R3 Makes Code for Financial Agreements Platform Open Source

The bank consortium R3 CEV has released its Corda platform as open source to encourage innovation and interoperability in the industry's development of blockchain technology.

The distributed ledger platform, built by R3 and its large bank members, is designed to record and manage financial agreements between regulated financial institutions and restrict access to sensitive data within such agreements to those who need to validate it. By making it open source, outside developers will be able to test the platform, contribute to the code and build applications on top of it.

Blockchains provide more value to financial services when they're "able to integrate and work seamlessly with each other," David Rutter, R3's CEO, said in a Wednesday news release. "The applications being built therefore need to be based on common, open, interoperable platforms – much like the common protocols on which the internet operates today."

The move is also an invitation for the developer community to "critique, collaborate and contribute," chief technology officer Richard Gendal Brown said in a blog post about the code release.

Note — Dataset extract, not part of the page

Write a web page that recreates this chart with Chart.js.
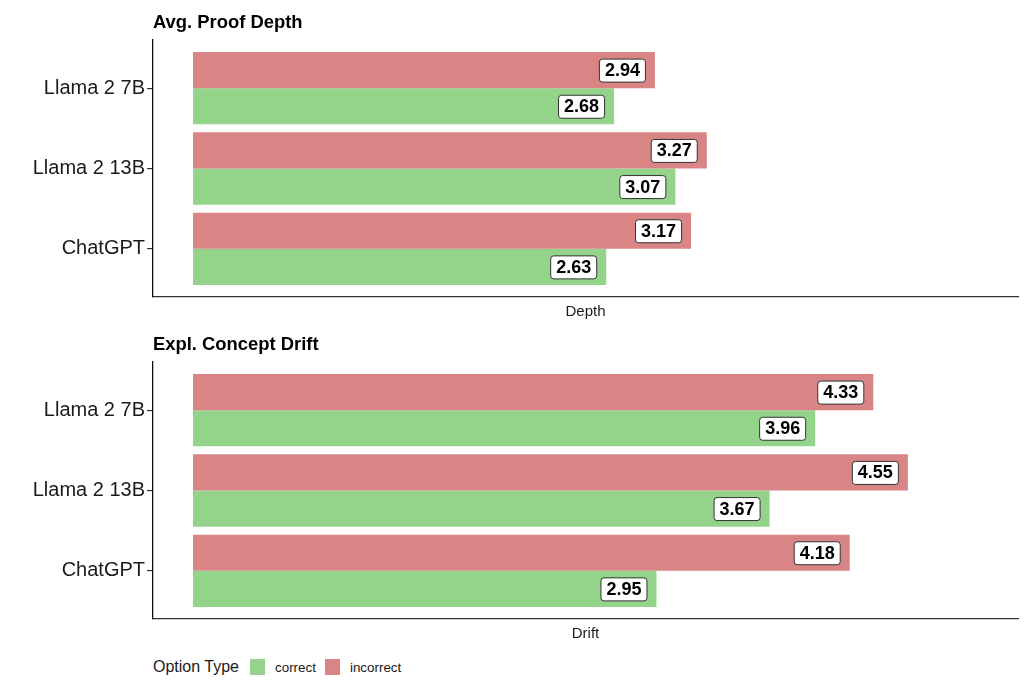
<!doctype html>
<html>
<head>
<meta charset="UTF-8">
<title>Proof depth and concept drift</title>
<script src="https://cdn.jsdelivr.net/npm/chart.js@4.4.1/dist/chart.umd.min.js"></script>
<style>
	body { margin: 0; background: #fff; font-family: "Liberation Sans", Arial, sans-serif; }
	#wrap { position: relative; width: 1033px; height: 691px; }
	.holder { position: absolute; left: 0; width: 1033px; height: 322px; }
	#legend { position: absolute; left: 153px; top: 658px; display: flex; align-items: center; color: #1a1a1a; }
	#legend .ttl { font-size: 16px; margin-right: 11px; }
	#legend .key { width: 15px; height: 16px; margin-right: 10px; }
	#legend .lab { font-size: 13.4px; margin-right: 9px; }
</style>
</head>
<body>
<div id="wrap">
	<div class="holder" style="top:0"><canvas id="depth"></canvas></div>
	<div class="holder" style="top:322px"><canvas id="drift"></canvas></div>
	<div id="legend"></div>
</div>
<script>
	const models = ['Llama 2 7B', 'Llama 2 13B', 'ChatGPT']
	const depthCorrect = [2.68, 3.07, 2.63]
	const depthIncorrect = [2.94, 3.27, 3.17]
	const driftCorrect = [3.96, 3.67, 2.95]
	const driftIncorrect = [4.33, 4.55, 4.18]

	const colors = { correct: '#93d38a', incorrect: '#d98585' }

	// white boxed value labels, right-aligned inside the bar end
	const valueLabels = {
		id: 'valueLabels',
		afterDatasetsDraw (chart) {
			const ctx = chart.ctx
			ctx.save()
			ctx.font = 'bold 18px "Liberation Sans", Arial, sans-serif'
			ctx.textAlign = 'center'
			ctx.textBaseline = 'middle'
			chart.data.datasets.forEach((ds, i) => {
				chart.getDatasetMeta(i).data.forEach((bar, j) => {
					const txt = ds.data[j].x.toFixed(2)
					const w = ctx.measureText(txt).width + 11
					const h = 23
					const right = bar.x - 10
					ctx.beginPath()
					ctx.roundRect(right - w + 0.5, bar.y - h / 2 + 0.5, w, h, 3)
					ctx.fillStyle = '#fff'
					ctx.fill()
					ctx.strokeStyle = '#333'
					ctx.lineWidth = 1
					ctx.stroke()
					ctx.fillStyle = '#000'
					ctx.fillText(txt, right - w / 2 + 0.5, bar.y + 1)
				})
			})
			ctx.restore()
		}
	}

	const panelTitle = {
		id: 'panelTitle',
		afterDraw (chart, args, opts) {
			const ctx = chart.ctx
			ctx.save()
			ctx.font = 'bold 18.4px "Liberation Sans", Arial, sans-serif'
			ctx.fillStyle = '#000'
			ctx.textAlign = 'left'
			ctx.textBaseline = 'middle'
			ctx.fillText(opts.text, chart.chartArea.left, 23)
			ctx.restore()
		}
	}

	function points (values) {
		return values.map((v, i) => ({ x: v, y: i + 1 }))
	}

	function makeChart (id, title, axisTitle, correct, incorrect) {
		return new Chart(document.getElementById(id), {
			type: 'bar',
			data: {
				datasets: [
					{ label: 'incorrect', data: points(incorrect), backgroundColor: colors.incorrect },
					{ label: 'correct', data: points(correct), backgroundColor: colors.correct }
				]
			},
			options: {
				indexAxis: 'y',
				animation: false,
				responsive: true,
				maintainAspectRatio: false,
				categoryPercentage: 0.9,
				barPercentage: 1.0,
				layout: { padding: { top: 40, right: 15, bottom: 1, left: 0 } },
				plugins: {
					legend: { display: false },
					tooltip: { enabled: false },
					panelTitle: { text: title }
				},
				scales: {
					x: {
						type: 'linear',
						min: -0.2546,
						max: 5.251,
						ticks: { display: false },
						grid: { display: false, drawTicks: false },
						border: { display: true, color: '#333', width: 1.3 },
						title: {
							display: true,
							text: axisTitle,
							color: '#1a1a1a',
							font: { size: 15, family: '"Liberation Sans", Arial, sans-serif' },
							padding: { top: 6, bottom: 0 }
						}
					},
					y: {
						type: 'linear',
						reverse: true,
						offset: false,
						min: 0.4,
						max: 3.6,
						afterBuildTicks (scale) {
							scale.ticks = models.map((m, i) => ({ value: i + 1 }))
						},
						afterFit (scale) { scale.width = 153 },
						ticks: {
							color: '#1a1a1a',
							padding: 2,
							font: { size: 20, family: '"Liberation Sans", Arial, sans-serif' },
							callback: (v) => models[v - 1]
						},
						grid: { offset: false, drawOnChartArea: false, drawTicks: true, tickLength: 6, color: '#333', lineWidth: 1.2 },
						border: { display: true, color: '#111', width: 1.3 }
					}
				}
			},
			plugins: [valueLabels, panelTitle]
		})
	}

	makeChart('depth', 'Avg. Proof Depth', 'Depth', depthCorrect, depthIncorrect)
	makeChart('drift', 'Expl. Concept Drift', 'Drift', driftCorrect, driftIncorrect)

	const legend = document.getElementById('legend')
	legend.innerHTML = '<span class="ttl">Option Type</span>' +
		['correct', 'incorrect'].map(k =>
			'<span class="key" style="background:' + colors[k] + '"></span><span class="lab">' + k + '</span>'
		).join('')
</script>
</body>
</html>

R3 debated the right time to release Corda's code as open source and opted to do so early, he said, instead of waiting until the code had been perfected and every bug had been patched. That means finding "gaps, issues and problems" with the code is expected, but R3 welcomes feedback and fix submissions, Brown said.

The R3 code was contributed to the Hyperledger project, an initiative with the Linux Foundation to advance blockchain technology for recording and verifying transactions across multiple industries. Hyperledger's technology is built for more general purposes, where all details of a trade are shared with all members of the network. As of Wednesday developers can access the Corda codebase, sample applications and a tutorial to help begin writing their own "CorDapps."

Corda's release, which the firm announced in October for a Nov. 30 release, comes on the heels of revelations last week that founding members Goldman Sachs, Banco Santander and Morgan Stanley would not renew their memberships in the consortium.

The blockchain startup Chain also began open-sourcing its platform, Chain Protocol, recently; and Digital Asset Holdings plans to open-source DAML (Digital Asset Modeling Language), its smart-contract-like modeling language for financial applications, and supporting tools, though it has not indicated when.